Facts to Keep in Mind

  • Launch window: Wednesday at 6:24 p.m. local time (about 10:24 p.m. Irish time).
  • Estimated crowd: Up to 400,000 people across the Space Coast region, per local reporting.
  • Temperature at the beach: Approximately 25°C as evening approached.
  • Distance milestone: Artemis II aims to travel beyond the Apollo-era human distance record of roughly 400,000 km from Earth.
  • Program scale: Artemis is an international and commercial endeavour involving billions of dollars in investment and partnerships across agencies and private companies.

What Will You Tell Your Children?

As the first stars blinked awake and the crowd tightened, a woman near me turned to her partner and said, “When they ask where we were the night humans went farther than before, we’ll tell them we were right here, sand between our toes.” It was a simple, tender thought—but it cut to the heart of why so many of us gather for launches.

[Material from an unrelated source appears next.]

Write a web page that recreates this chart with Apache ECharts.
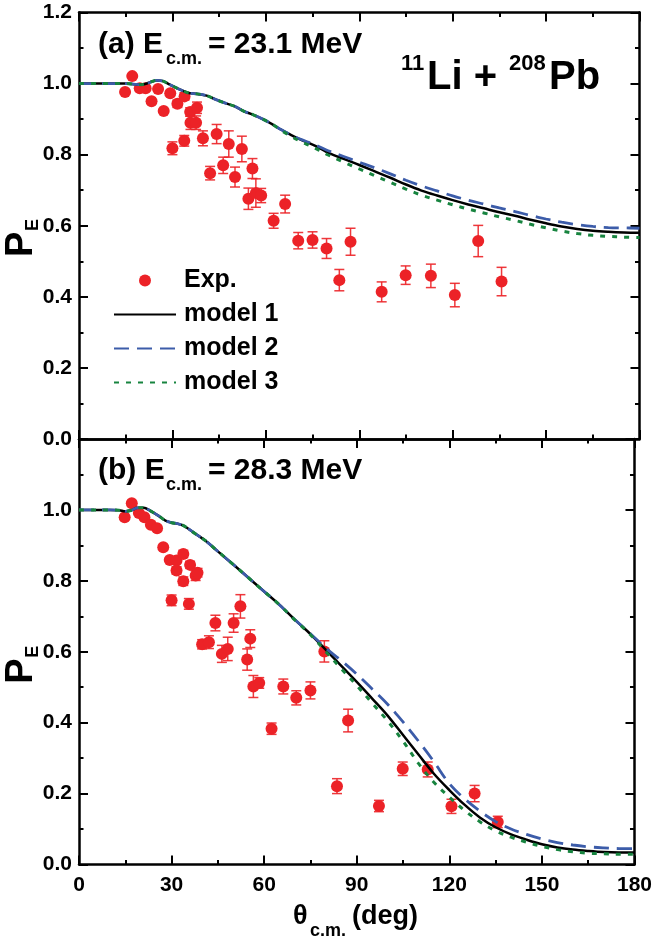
<!DOCTYPE html>
<html>
<head>
<meta charset="utf-8">
<script src="https://cdn.jsdelivr.net/npm/echarts@6/dist/echarts.min.js"></script>
<style>
html,body{margin:0;padding:0;background:#fff;}
#chart{width:655px;height:941px;}
</style>
</head>
<body>
<div id="chart"></div>
<script>
// ---------- data ----------
// panel (a) experimental points
const angA = [14.8,17.1,19.5,21.4,23.3,25.4,27.2,29.3,31.6,33.9,30.0,33.8,35.7,37.9,35.8,37.6,39.8,42.1,44.2,46.3,48.1,50.1,52.3,54.4,55.7,56.8,58.5,62.5,66.2,70.4,75.0,79.5,83.6,87.2,97.2,104.9,113.0,120.7,128.2,135.7];
const peA  = [0.976,1.021,0.987,0.987,0.950,0.985,0.923,0.973,0.943,0.964,0.818,0.839,0.920,0.932,0.890,0.890,0.846,0.748,0.858,0.770,0.830,0.737,0.816,0.676,0.761,0.692,0.685,0.614,0.661,0.558,0.560,0.536,0.447,0.555,0.414,0.461,0.459,0.405,0.557,0.443];
const errA = [0,0,0,0,0,0,0,0,0.01,0.01,0.018,0.015,0.012,0.016,0.019,0.019,0.021,0.019,0.027,0.023,0.037,0.028,0.036,0.03,0.028,0.04,0.02,0.021,0.025,0.023,0.023,0.028,0.030,0.038,0.028,0.026,0.033,0.033,0.044,0.040];
// panel (b) experimental points
const angB = [14.8,17.1,19.4,21.2,23.3,25.3,27.3,29.4,31.6,33.8,31.6,36.0,37.8,38.4,33.8,30.0,35.6,44.2,50.1,52.3,39.9,42.1,46.3,48.2,55.5,54.5,56.5,58.4,66.2,70.4,75.0,62.4,79.5,87.2,83.6,97.2,104.9,113.0,120.7,128.2,135.7];
const peB  = [0.979,1.019,0.991,0.979,0.958,0.948,0.895,0.859,0.857,0.876,0.829,0.845,0.815,0.823,0.799,0.745,0.735,0.681,0.681,0.728,0.621,0.627,0.594,0.608,0.637,0.578,0.502,0.512,0.502,0.470,0.491,0.383,0.601,0.406,0.221,0.165,0.270,0.268,0.164,0.200,0.120];
const errB = [0,0,0,0,0,0,0,0,0,0.01,0.01,0.01,0.014,0.012,0.012,0.015,0.015,0.022,0.026,0.033,0.013,0.018,0.024,0.033,0.025,0.030,0.031,0.015,0.021,0.020,0.024,0.016,0.030,0.032,0.021,0.016,0.019,0.021,0.020,0.023,0.016];

// model curves panel (a)
const thA = [0,5,10,15,18,20,22,25,27,29,32,35,38,41,44,47,50,53,56,59,62,65,68,71,74,77,80,85,90,95,100,105,110,115,120,125,130,135,140,145,150,155,160,165,170,175,180];
const m1A = [1.000,1.000,1.000,1.000,0.998,0.997,1.001,1.009,1.007,0.998,0.985,0.974,0.971,0.966,0.955,0.945,0.936,0.922,0.912,0.900,0.886,0.870,0.856,0.843,0.832,0.820,0.806,0.788,0.771,0.753,0.735,0.716,0.699,0.685,0.672,0.660,0.649,0.638,0.628,0.617,0.607,0.598,0.591,0.586,0.583,0.581,0.580];
const m2A = [1.000,1.000,1.000,1.000,0.998,0.997,1.001,1.009,1.007,0.998,0.985,0.974,0.971,0.966,0.955,0.945,0.936,0.922,0.912,0.900,0.886,0.870,0.856,0.844,0.834,0.823,0.811,0.795,0.779,0.763,0.746,0.728,0.712,0.698,0.684,0.672,0.661,0.650,0.640,0.629,0.619,0.610,0.603,0.598,0.595,0.594,0.593];
const m3A = [1.000,1.000,1.000,1.000,0.998,0.997,1.001,1.009,1.007,0.998,0.985,0.974,0.971,0.966,0.955,0.945,0.936,0.922,0.912,0.900,0.886,0.868,0.852,0.838,0.826,0.813,0.799,0.779,0.760,0.741,0.722,0.703,0.686,0.672,0.659,0.647,0.636,0.625,0.615,0.604,0.594,0.585,0.578,0.573,0.570,0.568,0.567];
// model curves panel (b)
const thB = [0,5,10,13,15,17,19,21,23,26,28,30,32,34,37,41,45,50,55,60,65,70,75,80,85,90,95,100,105,110,115,120,125,130,135,140,145,150,155,160,165,170,175,180];
const m1B = [1.000,1.000,1.000,0.999,0.996,0.999,1.006,1.006,0.998,0.982,0.970,0.964,0.961,0.955,0.937,0.913,0.883,0.846,0.808,0.770,0.732,0.690,0.650,0.605,0.560,0.515,0.468,0.420,0.365,0.310,0.256,0.210,0.168,0.132,0.105,0.085,0.070,0.057,0.048,0.042,0.038,0.035,0.034,0.034];
const m2B = [1.000,1.000,1.000,0.999,0.996,0.999,1.006,1.006,0.998,0.982,0.970,0.964,0.961,0.955,0.937,0.913,0.883,0.846,0.808,0.770,0.732,0.690,0.651,0.610,0.575,0.537,0.495,0.452,0.402,0.348,0.290,0.228,0.185,0.150,0.121,0.100,0.085,0.072,0.062,0.055,0.050,0.047,0.045,0.045];
const m3B = [1.000,1.000,1.000,0.999,0.996,0.999,1.006,1.006,0.998,0.982,0.970,0.964,0.961,0.955,0.937,0.913,0.883,0.846,0.808,0.770,0.732,0.689,0.648,0.600,0.552,0.505,0.455,0.405,0.348,0.285,0.232,0.190,0.152,0.120,0.095,0.077,0.063,0.051,0.042,0.036,0.032,0.030,0.029,0.029];

const xTickStep = 30, yTickStep = 0.2;

// ---------- helpers ----------
const FONT = '"Liberation Sans", Arial, sans-serif';
const RED = '#ec2227', BLUE = '#3c5ca9', GREEN = '#17843f';
const zip3 = (a,b,c) => a.map((v,i)=>[v,b[i],c[i]]);
const zip2 = (a,b) => a.map((v,i)=>[v,b[i]]);

function xAx(grid, pos, labels){
  return {
    gridIndex: grid, type:'value', position: pos, min:0, max:180, interval:xTickStep,
    axisLine:{show:true, onZero:false, lineStyle:{color:'#000', width:2.5}},
    axisTick:{show:true, inside:true, length:9, lineStyle:{color:'#000', width:2}},
    minorTick:{show:true, splitNumber:2, length:4.5, lineStyle:{color:'#000', width:2}},
    splitLine:{show:false},
    axisLabel:{show:labels, margin:10, fontSize:21, fontWeight:'bold', fontFamily:FONT, color:'#000'}
  };
}
function yAx(grid, pos, labels, hideTop){
  return {
    gridIndex: grid, type:'value', position: pos, min:0, max:1.2, interval:yTickStep,
    axisLine:{show:true, onZero:false, lineStyle:{color:'#000', width:2.5}},
    axisTick:{show:true, inside:true, length:9, lineStyle:{color:'#000', width:2}},
    minorTick:{show:true, splitNumber:2, length:4.5, lineStyle:{color:'#000', width:2}},
    splitLine:{show:false},
    axisLabel:{show:labels, margin:7, fontSize:21, fontWeight:'bold', fontFamily:FONT, color:'#000',
      formatter: v => (hideTop && v > 1.1) ? '' : v.toFixed(1)}
  };
}
function errSeries(name, xi, yi, data){
  return {
    type:'custom', name: name+'_err', xAxisIndex:xi, yAxisIndex:yi, z:2, silent:true,
    data: data,
    renderItem: function(params, api){
      const x = api.value(0), y = api.value(1), e = api.value(2);
      if (!e) return null;
      const top = api.coord([x, y+e]), bot = api.coord([x, y-e]);
      const w = 5;
      const st = {stroke: RED, lineWidth: 1.5, opacity:0.9};
      return {type:'group', children:[
        {type:'line', shape:{x1:top[0], y1:top[1], x2:bot[0], y2:bot[1]}, style:st},
        {type:'line', shape:{x1:top[0]-w, y1:top[1], x2:top[0]+w, y2:top[1]}, style:st},
        {type:'line', shape:{x1:bot[0]-w, y1:bot[1], x2:bot[0]+w, y2:bot[1]}, style:st}
      ]};
    },
    encode:{x:0, y:1}
  };
}
function modelSeries(name, xi, yi, data, color, type, width, z){
  return {
    type:'line', name:name, xAxisIndex:xi, yAxisIndex:yi, data:data, symbol:'none', showSymbol:false,
    smooth:0.35, z:z, lineStyle:{color:color, width:width, type:type, cap:'butt'}, itemStyle:{color:color}
  };
}

// ---------- text graphics ----------
function txt(x, y, s, size, extra){
  return Object.assign({type:'text', x:x, y:y, silent:true,
    style:{text:s, font:'bold '+size+'px '+FONT, fill:'#000', align:'left', verticalAlign:'middle'}}, extra||{});
}
function panelLabel(dy, letter, energy){
  return [
    txt(98, 55-10.5+dy, '('+letter+') E', 30),
    txt(166, 65-6.3+dy, 'c.m.', 18),
    txt(208, 55-10.5+dy, '= '+energy+' MeV', 30)
  ];
}
function yTitle(gy){
  return {type:'group', x:21.7, y:gy, rotation:Math.PI/2, silent:true, children:[
    {type:'text', x:0, y:0, style:{text:'P', font:'bold 38px '+FONT, fill:'#000', align:'left', verticalAlign:'middle'}},
    {type:'text', x:26, y:11, style:{text:'E', font:'bold 18px '+FONT, fill:'#000', align:'left', verticalAlign:'middle'}}
  ]};
}

const graphics = [].concat(
  panelLabel(0, 'a', '23.1'),
  panelLabel(426.7, 'b', '28.3'),
  [
    txt(401, 72-7.7, '11', 22),
    txt(427, 92-14, 'Li + ', 40),
    txt(509, 72-7.7, '208', 22),
    txt(549, 92-14, 'Pb', 40),
    txt(293, 926-9.5, 'θ', 27),
    txt(310, 937-6.3, 'c.m.', 18),
    txt(352, 926-9.5, '(deg)', 27),
    yTitle(257),
    yTitle(683.7)
  ]
);

const noSym = {opacity:0, borderWidth:0};
const chart = echarts.init(document.getElementById('chart'), null, {renderer:'canvas'});
chart.setOption({
  animation:false,
  backgroundColor:'#fff',
  textStyle:{fontFamily:FONT, fontWeight:'bold'},
  grid:[
    {left:79, right:15.5, top:12.5, height:426.5},
    {left:79, right:15.5, top:439, height:425.5}
  ],
  xAxis:[ xAx(0,'bottom',false), xAx(0,'top',false), xAx(1,'bottom',true), xAx(1,'top',false) ],
  yAxis:[ yAx(0,'left',true,false), yAx(0,'right',false,false), yAx(1,'left',true,true), yAx(1,'right',false,false) ],
  legend:{
    data:[
      {name:'Exp.'},
      {name:'model 1', itemStyle:noSym},
      {name:'model 2', itemStyle:noSym},
      {name:'model 3', itemStyle:noSym}
    ],
    orient:'vertical', left:113, top:268, padding:0, itemWidth:62, itemHeight:12, itemGap:9,
    selectedMode:false,
    textStyle:{fontSize:25, fontWeight:'bold', fontFamily:FONT, color:'#000', padding:[0,0,0,3]}
  },
  graphic: graphics,
  series:[
    errSeries('a', 0, 0, zip3(angA, peA, errA)),
    {type:'scatter', name:'Exp.', xAxisIndex:0, yAxisIndex:0, data:zip2(angA, peA), symbol:'circle', symbolSize:12, itemStyle:{color:RED, opacity:1}, z:3},
    modelSeries('model 1', 0, 0, zip2(thA, m1A), '#000', 'solid', 2.5, 4),
    modelSeries('model 2', 0, 0, zip2(thA, m2A), BLUE, [15,8], 2.8, 5),
    modelSeries('model 3', 0, 0, zip2(thA, m3A), GREEN, [5,7], 3, 6),
    errSeries('b', 2, 2, zip3(angB, peB, errB)),
    {type:'scatter', name:'Exp.', xAxisIndex:2, yAxisIndex:2, data:zip2(angB, peB), symbol:'circle', symbolSize:12, itemStyle:{color:RED, opacity:1}, z:3},
    modelSeries('model 1', 2, 2, zip2(thB, m1B), '#000', 'solid', 2.5, 4),
    modelSeries('model 2', 2, 2, zip2(thB, m2B), BLUE, [15,8], 2.8, 5),
    modelSeries('model 3', 2, 2, zip2(thB, m3B), GREEN, [5,7], 3, 6)
  ]
});
</script>
</body>
</html>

Do we come for science, for national pride, for the souvenir T‑shirts and the beachside atmosphere? Yes. But we also come to be reminded that, in the midst of ordinary days, humans still choose to risk and to dream. We come to be part of a story that extends beyond us, one that asks us to imagine a future where more people—of more genders, ethnicities and nationalities—get to look back at Earth and see home with fresh humility.

So as you scroll past the livestream tonight, or find a clip on social media tomorrow, consider pausing. Imagine the hush as the engines ignite, the flash that turns the ocean into a mirror, the way a child clutching a foam rocket might decide that anything is possible. What story will you tell when your grandchildren ask, “Where were you when the new chapter began?”